SC political briefs : Preventing another debacle

January 24, 2013 

S.C. Senate sends ballot ‘fix’ to House

The S.C. Senate passed a bill Wednesday that supporters say will prevent another election debacle like last year’s, when 250 candidates statewide were tossed off the ballot for improperly filed paperwork.

Offered by state Sen. Larry Martin, R-Pickens, the bill would eliminate the political “death penalty” for improperly filing paperwork. Instead of being removed from the ballot, candidates who fail to file financial disclosure forms will face penalties and will not be able to take the oath of office until they do so, Martin said.

Sens. Chip Campsen, R-Charleston, and Shane Massey, R-Edgefield, offered an amendment that passed Wednesday requiring candidates to file all documents except for one at the state or county election commission, depending on the office they seek. Financial disclosure forms for all candidates still must be filed online with the S.C. Ethics Commission.

The bill passed 43-0 and now goes to the House.

Sen. Gerald Malloy, D-Darlington, offered an amendment that would have allowed candidates to file all documents and pay any fees online, making it even easier for candidates, he said. That amendment failed.

Jamie Self

Somebody warn Bambi about that corn!

A bill to allow deer baiting in the Upstate zipped through the state Senate and is headed to the S.C. House.

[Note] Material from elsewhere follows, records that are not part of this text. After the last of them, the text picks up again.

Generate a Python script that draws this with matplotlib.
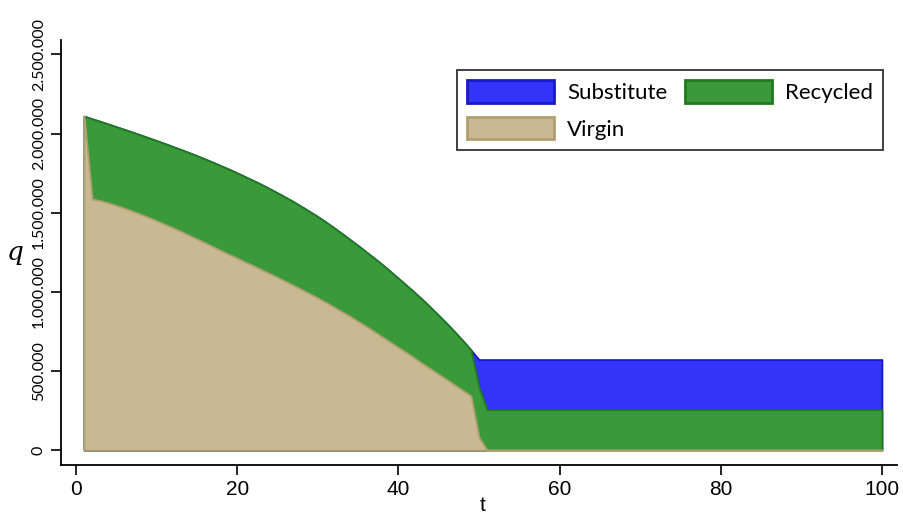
import numpy as np
import matplotlib.pyplot as plt
from matplotlib.patches import Patch
from matplotlib.ticker import FuncFormatter

# periods
t = np.arange(1, 101)

# quantities per period, in thousands
virgin = [2110, 1586, 1576, 1562, 1546, 1528, 1510, 1490, 1470, 1449,
          1427, 1405, 1382, 1358, 1334, 1310, 1285, 1260, 1236, 1213,
          1188, 1165, 1140, 1116, 1091, 1066, 1040, 1014, 988, 961,
          933, 904, 874, 845, 813, 782, 749, 715, 682, 648,
          616, 581, 546, 513, 479, 446, 411, 377, 343, 80,
          0] + [0] * 49
recycled = [0, 507, 501, 498, 497, 498, 499, 501, 503, 506,
            510, 513, 517, 522, 526, 529, 533, 536, 538, 538,
            539, 538, 538, 536, 534, 531, 529, 524, 519, 514,
            508, 501, 494, 485, 479, 470, 464, 457, 447, 437,
            425, 415, 404, 388, 372, 354, 335, 314, 290, 320,
            256] + [256] * 49
substitute = [0] * 49 + [172] + [316] * 50

face = {"Substitute": "#3434F8", "Recycled": "#3A9A3A", "Virgin": "#C8B994"}
edge = {"Substitute": "#1818C8", "Recycled": "#1F7A1F", "Virgin": "#B0A070"}

v = np.array(virgin) * 1000
vr = v + np.array(recycled) * 1000
tot = vr + np.array(substitute) * 1000

fig = plt.figure(figsize=(9.04, 5.15), dpi=100)
ax = fig.add_axes([0.0675, 0.097, 0.925, 0.825])

# stacked areas, drawn from the top layer down
ax.fill_between(t, 0, tot, facecolor=face["Substitute"], edgecolor=edge["Substitute"], lw=1.3)
ax.fill_between(t, 0, vr, facecolor=face["Recycled"], edgecolor=edge["Recycled"], lw=1.3)
ax.fill_between(t, 0, v, facecolor=face["Virgin"], edgecolor=edge["Virgin"], lw=1.3)

ax.set_xlim(-1.86, 101.9)
ax.set_ylim(-94500, 2590000)
ax.set_xticks([0, 20, 40, 60, 80, 100])
ax.set_yticks([0, 500000, 1000000, 1500000, 2000000, 2500000])
ax.yaxis.set_major_formatter(FuncFormatter(lambda y, p: f"{int(y):,}".replace(",", ".")))

for s in ["top", "right"]:
    ax.spines[s].set_visible(False)
for s in ["left", "bottom"]:
    ax.spines[s].set_linewidth(1.3)

ax.tick_params(axis="x", length=7, width=1.2, pad=4)
ax.tick_params(axis="y", length=7, width=1.2, pad=4)
for lab in ax.get_xticklabels():
    lab.set_family("Liberation Sans")
    lab.set_fontsize(15)
for lab in ax.get_yticklabels():
    lab.set_family("Lato")
    lab.set_fontsize(11.5)
    lab.set_rotation(90)
    lab.set_va("center")

ax.set_ylabel("q", family="DejaVu Serif", style="italic", fontsize=19,
              rotation=0, va="center", ha="center")
ax.yaxis.set_label_coords(-0.055, 0.5)
ax.set_xlabel("t", family="Liberation Sans", fontsize=15)
ax.xaxis.set_label_coords(0.504, -0.074)

# legend filled by column: Substitute/Virgin, then Recycled
order = ["Substitute", "Virgin", "Recycled"]
handles = [Patch(facecolor=face[k], edgecolor=edge[k], lw=2) for k in order]
leg = ax.legend(handles, order, ncol=2, loc="upper right",
                bbox_to_anchor=(883 / 904, 1 - 70 / 515), bbox_transform=fig.transFigure,
                prop={"family": "Lato", "size": 16}, frameon=True, fancybox=False,
                handlelength=3.9, handleheight=1.2, handletextpad=0.6,
                columnspacing=0.8, labelspacing=0.62, borderpad=0.45, borderaxespad=0)
leg.get_frame().set_edgecolor("black")
leg.get_frame().set_linewidth(1.3)

fig.savefig("out.png", dpi=100)
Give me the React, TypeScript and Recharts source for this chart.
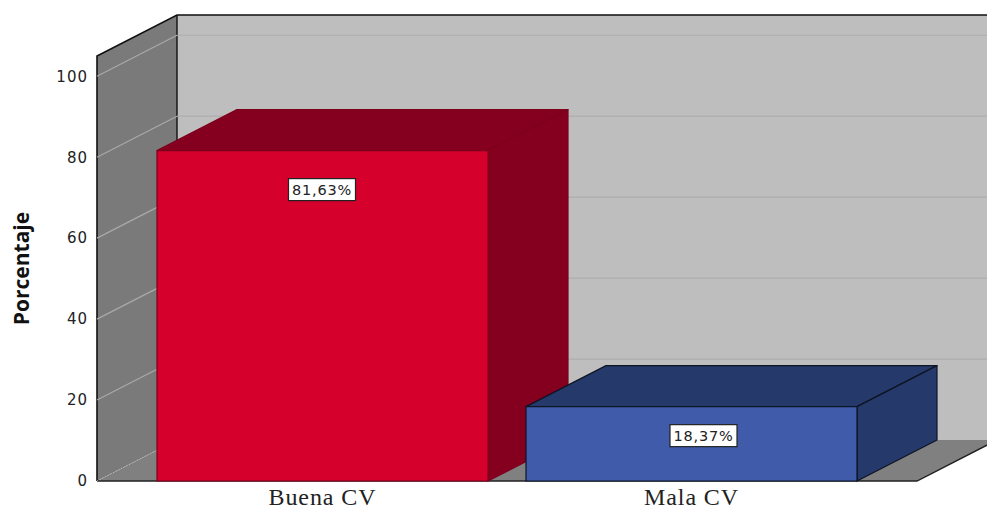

The bill was written to close a loophole, inadvertently created in 2008, when the Legislature took over the writing of hunting rules. The phrase “and hunting deer over bait” was left out of a section that also banned placing bait out for deer in the Upstate.

Game Zones 1 and 2.

That meant hunters caught shooting deer over bait simply could say they put out the bait for wild hogs. State Natural Resources officers, reacting to a legal decision, opted not to give out baiting tickets last year. Agency officials decided it would be easier to allow baiting in Game Zones 1 and 2 – the affected area; it already is allowed in the rest of the state – than to try to get the regulation written as originally intended.

The bill passed by a 22-15 vote on Tuesday and received its final required approval Wednesday.

Joey Holleman

Board approves move to keep school buses running

A state board approved an emergency plan Wednesday designed to keep school buses in two school districts running in case unionized drivers go on strike.

The State Board of Education voted 10-0 to let a private company bring in certified drivers from other states for up to 90 days. The company, Illinois-based Durham School Services, is contracted to operate buses in Charleston County and Summerville schools.

Unionized drivers in both districts have approved going on strike if they cannot reach a deal on drivers’ pay and benefits by next week.

Superintendent Mick Zais urged passage of the plan, noting that’s all state officials can do. The Republican schools chief also urged the drivers not to strike, saying those impacted will be parents who may have no other way to get their children to school.

While South Carolina is the only state to own and maintain a statewide bus fleet, drivers are district employees. But state law allows districts to outsource their responsibilities, and Charleston County and Dorchester 2 have to Durham, which manages bus routes and employs drivers.

Durham’s drivers can strike because they work for a private company. Drivers who work directly for districts are public employees, barred from collective bargaining or striking.

An idea pushed by Gov. Nikki Haley, a Republican who never misses a chance to lambast unions in one of the least-unionized states, would result in more districts contracting for bus services, and likely more drivers unionizing.